Problem description >> Starting with the first line below, extract each line through the one that contains "sep=0pt] (title) at", inclusive, excluding pictures.

Working data >>
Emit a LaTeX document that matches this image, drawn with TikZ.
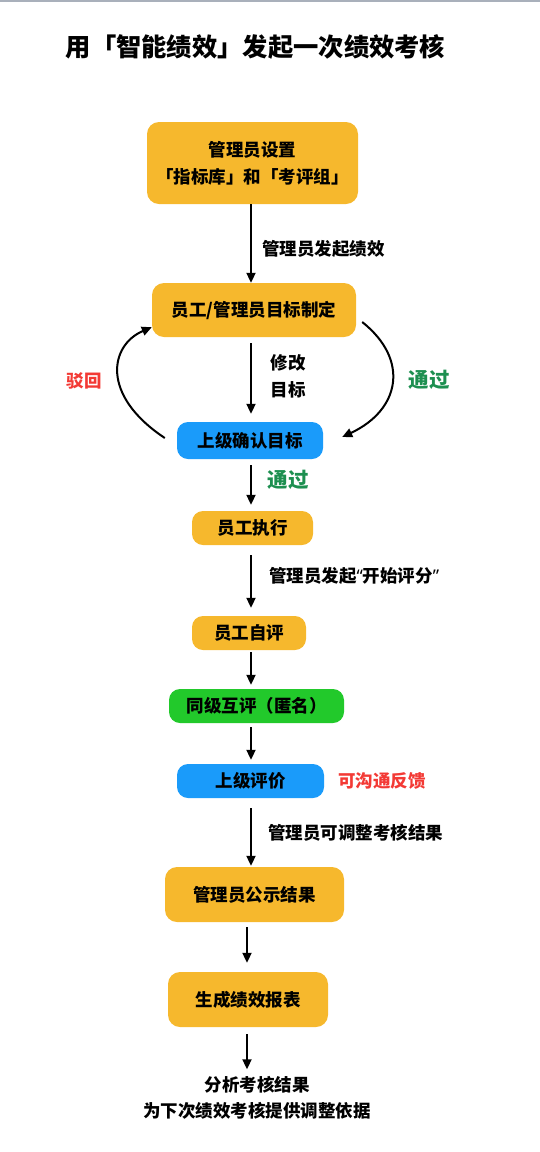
\documentclass[tikz,border=0pt]{standalone}
\usepackage{fontspec}
\setmainfont{Noto Sans CJK SC}
\newfontfamily\latinf{Noto Sans}
\usetikzlibrary{arrows.meta,calc}
\definecolor{cOrange}{HTML}{F6B82D}
\definecolor{cBlue}{HTML}{1A9BFA}
\definecolor{cGreen}{HTML}{22C92B}
\definecolor{cRed}{HTML}{F33A35}
\definecolor{cPass}{HTML}{1D8F50}
\definecolor{cTop}{HTML}{A9B0BB}
\begin{document}
\begin{tikzpicture}[x=1pt,y=-1pt,
  box/.style={rounded corners=12pt,inner sep=0pt,align=center,font=\fontsize{17.5}{27}\selectfont\bfseries},
  obox/.style={box,fill=cOrange},
  bbox/.style={box,fill=cBlue},
  gbox/.style={box,fill=cGreen},
  lbl/.style={font=\fontsize{17.5}{27}\selectfont\bfseries,inner sep=0pt,align=center},
  pass/.style={lbl,text=cPass,font=\fontsize{20.5}{24}\selectfont\bfseries},
  arr/.style={line width=2pt,-{Triangle[length=10pt,width=9pt]}}
]
\useasboundingbox (0,0) rectangle (540,1152);
\draw[cTop,line width=1.5pt] (0,0.75) -- (540,0.75);
\node[font=\fontsize{25.3}{28}\selectfont\bfseries,inner sep=0pt] (title) at (255.5,47) {用「智能绩效」发起一次绩效考核};

\node[obox,minimum width=211pt,minimum height=82pt] (b1) at (252.5,163) {管理员设置\\「指标库」和「考评组」};
\node[obox,minimum width=204pt,minimum height=54pt] (b2) at (254,310) {员工/管理员目标制定};
\node[bbox,minimum width=146pt,minimum height=37pt,rounded corners=11pt] (b3) at (250,440.5) {上级确认目标};
\node[obox,minimum width=121pt,minimum height=34pt,rounded corners=11pt] (b4) at (252.5,528) {员工执行};
\node[obox,minimum width=114pt,minimum height=34pt,rounded corners=11pt] (b5) at (249,633) {员工自评};
\node[gbox,minimum width=175pt,minimum height=34pt,rounded corners=11pt] (b6) at (256.5,706) {同级互评（匿名）};
\node[bbox,minimum width=147pt,minimum height=34pt,rounded corners=11pt] (b7) at (250.5,781) {上级评价};
\node[obox,minimum width=179pt,minimum height=55pt] (b8) at (254.5,894.5) {管理员公示结果};
\node[obox,minimum width=160pt,minimum height=55pt] (b9) at (248,999.5) {生成绩效报表};
\node[lbl,font=\fontsize{17.5}{26}\selectfont\bfseries] (fin) at (257,1098) {分析考核结果\\为下次绩效考核提供调整依据};

\coordinate (ax) at (251,0);
\coordinate (ay) at (247,0);
\draw[arr] (b1.south -| ax) -- (b2.north -| ax);
\draw[arr,shorten <=6pt,shorten >=8pt] (b2.south -| ax) -- (b3.north -| ax);
\draw[arr,shorten <=6pt,shorten >=6pt] (b3.south -| ax) -- (b4.north -| ax);
\draw[arr,shorten <=10pt,shorten >=8pt] (b4.south -| ax) -- (b5.north -| ax);
\draw[arr,shorten <=2pt,shorten >=4pt] (b5.south -| ax) -- (b6.north -| ax);
\draw[arr,shorten <=4pt,shorten >=4pt] (b6.south -| ax) -- (b7.north -| ax);
\draw[arr,shorten <=10pt,shorten >=1pt] (b7.south -| ax) -- (b8.north -| ax);
\draw[arr,shorten <=5pt,shorten >=9pt] (b8.south -| ay) -- (b9.north -| ay);
\draw[arr,shorten <=7pt,shorten >=7pt] (b9.south -| ay) -- (fin.north -| ay);

\draw[arr] ($(b3.west)+(-12,-2.5)$) .. controls (100,395) and (110,345) .. ($(b2.south west)+(0,-10)$);
\draw[arr] ($(b2.east)+(6,12)$) .. controls (410,360) and (400,410) .. ($(b3.east)+(19,-3.5)$);

\node[lbl,anchor=west] (l1) at (262,249) {管理员发起绩效};
\node[lbl] (l2) at (288,376) {修改\\目标};
\node[lbl,text=cRed] (l3) at (84,381) {驳回};
\node[pass] (l4) at (429,380) {通过};
\node[pass] (l5) at (288,480) {通过};
\node[lbl,anchor=west] (l6) at (269,576) {管理员发起{\latinf\bfseries“}开始评分{\latinf\bfseries”}};
\node[lbl,anchor=west,text=cRed] (l7) at (338,781) {可沟通反馈};
\node[lbl,anchor=west] (l8) at (268,833) {管理员可调整考核结果};
\end{tikzpicture}
\end{document}
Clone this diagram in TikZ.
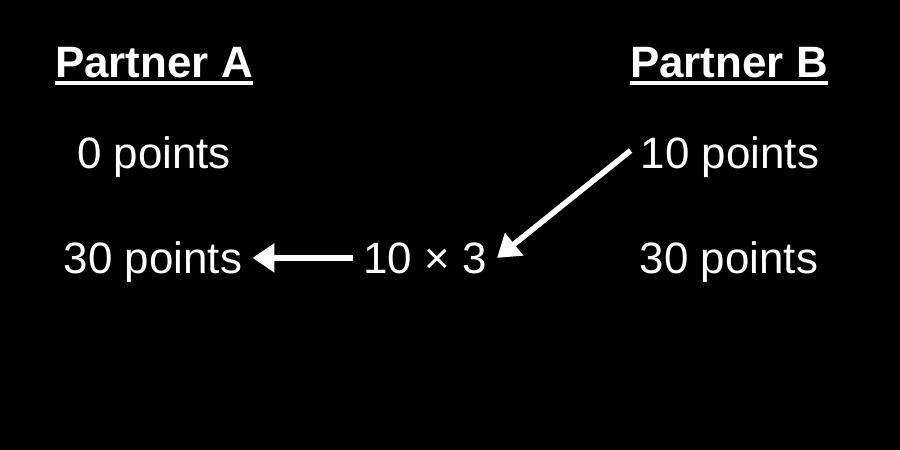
\documentclass[tikz,border=0pt]{standalone}
\usepackage{fontspec}
\setmainfont{Liberation Sans}
\usetikzlibrary{arrows.meta}
\begin{document}
\begin{tikzpicture}[
    x=0.02cm, y=-0.02cm,
    heading/.style={
        text=white,
        font=\fontsize{25}{30}\selectfont\bfseries,
        inner sep=0pt,
        anchor=base
    },
    pts/.style={
        text=white,
        font=\fontsize{25}{30}\selectfont,
        inner sep=0.2cm,
        anchor=base
    },
    uline/.style={
        white,
        line width=2.2pt
    },
    arrow/.style={
        -{Triangle[length=0.44cm,width=0.56cm]},
        white,
        line width=3.2pt
    }
]

% Background
\fill[black] (0,0) rectangle (900,450);

% Partner headings
\node[heading] (pa) at (154,77) {Partner A};
\node[heading] (pb) at (729,77) {Partner B};
\draw[uline] ([yshift=-0.12cm]pa.base west) -- ([yshift=-0.12cm]pa.base east);
\draw[uline] ([yshift=-0.12cm]pb.base west) -- ([yshift=-0.12cm]pb.base east);

% Points before and after
\node[pts] (a1) at (154,168) {0 points};
\node[pts] (a2) at (153,273) {30 points};
\node[pts] (b1) at (730,168) {10 points};
\node[pts] (b2) at (729,273) {30 points};

% Multiplication
\node[pts] (calc) at (425,273) {10 × 3};

% Arrows
\draw[arrow] ([yshift=0.12cm]b1.west) -- (calc.east);
\draw[arrow] (calc.west) -- (calc.west -| a2.east);

\end{tikzpicture}
\end{document}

Task result >>
Emit a LaTeX document that matches this image, drawn with TikZ.
\documentclass[tikz,border=0pt]{standalone}
\usepackage{fontspec}
\setmainfont{Noto Sans CJK SC}
\newfontfamily\latinf{Noto Sans}
\usetikzlibrary{arrows.meta,calc}
\definecolor{cOrange}{HTML}{F6B82D}
\definecolor{cBlue}{HTML}{1A9BFA}
\definecolor{cGreen}{HTML}{22C92B}
\definecolor{cRed}{HTML}{F33A35}
\definecolor{cPass}{HTML}{1D8F50}
\definecolor{cTop}{HTML}{A9B0BB}
\begin{document}
\begin{tikzpicture}[x=1pt,y=-1pt,
  box/.style={rounded corners=12pt,inner sep=0pt,align=center,font=\fontsize{17.5}{27}\selectfont\bfseries},
  obox/.style={box,fill=cOrange},
  bbox/.style={box,fill=cBlue},
  gbox/.style={box,fill=cGreen},
  lbl/.style={font=\fontsize{17.5}{27}\selectfont\bfseries,inner sep=0pt,align=center},
  pass/.style={lbl,text=cPass,font=\fontsize{20.5}{24}\selectfont\bfseries},
  arr/.style={line width=2pt,-{Triangle[length=10pt,width=9pt]}}
]
\useasboundingbox (0,0) rectangle (540,1152);
\draw[cTop,line width=1.5pt] (0,0.75) -- (540,0.75);
\node[font=\fontsize{25.3}{28}\selectfont\bfseries,inner sep=0pt] (title) at (255.5,47) {用「智能绩效」发起一次绩效考核};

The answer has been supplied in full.